Для такого образа России есть все основания, и исторические, и поэтические, и религиозные. Стоит вспомнить любимые сюжеты русских духовных стихов, лучших свидетельств о характере нашего народного христианства: Лазарь бедный, Алексей Римский угодник, царевич Иоасаф. «Кому на Руси жить хорошо?» — спрашивает поэма Некрасова и отвечает: да никому! Сам ее автор, по воспоминаниям современников, в частной ресторанной беседе ответил: «Пьяному!» То самое всеобщее страдание, что в искусстве и мысли гражданского направления рождало жалобу и гнев, в народной религиозности становилось поэзией отречения, апофеозом нищеты и муки как единственной формы праведности на грешной земле.
Но шел один венец терновый
К твоей суровой красоте.
Так у Блока, так у Ахматовой, так у Достоевского, так даже у европейца Тургенева («Живые мощи»). Так у нашей современницы Елены Шварц:
Мы ведь где? мы в России,
где от боли чернеют кусты,
где глаза у святых лучезарно пусты.
Не только так: но так запоминается больше всего, так всего роднее, так ближе всего к сердцу.
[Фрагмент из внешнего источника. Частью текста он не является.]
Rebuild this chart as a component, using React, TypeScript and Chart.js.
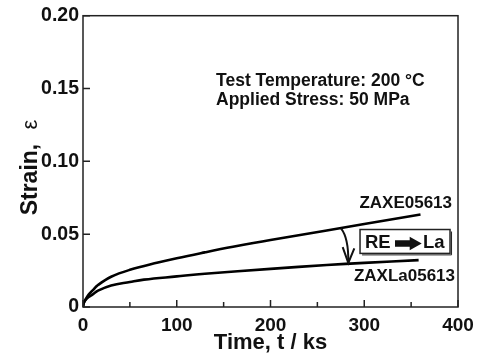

Тем не менее, между всем известным русским почитанием страдания и знанием счастья как своего рода посвятительного таинства не стоит видеть простого контраста. Прежде всего потому, что в приведенных мною примерах само страдание и становится источником и опытом счастья. Вот еще два примера, которые позволят уточнить, что за счастье имеется здесь в виду: великое счастье Алеши Карамазова после несостоявшегося чуда (тления останков старца Зосимы) и полное, безмерное счастье Пьера Безухова во французском плену, ввиду возможного расстрела. И в том, и в другом случае речь идет об освобождающей силе страдания и нищеты: именно таким образом, утратив все, человек открывает замкнутую прежде для него дверь в счастье: счастье встречи с бессмертным, с божественным, с собственной душой и бесконечной свободой: встреча с тем в себе, что абсолютно непобедимо («Меня убить? Мою бессмертную душу?» — смеется Пьер), что удивительным образом совершенно неиспорчено, чисто, как в начале, и способно любить все. Со Христом, скажет Достоевский. С Жизнью, скажет Лев Толстой.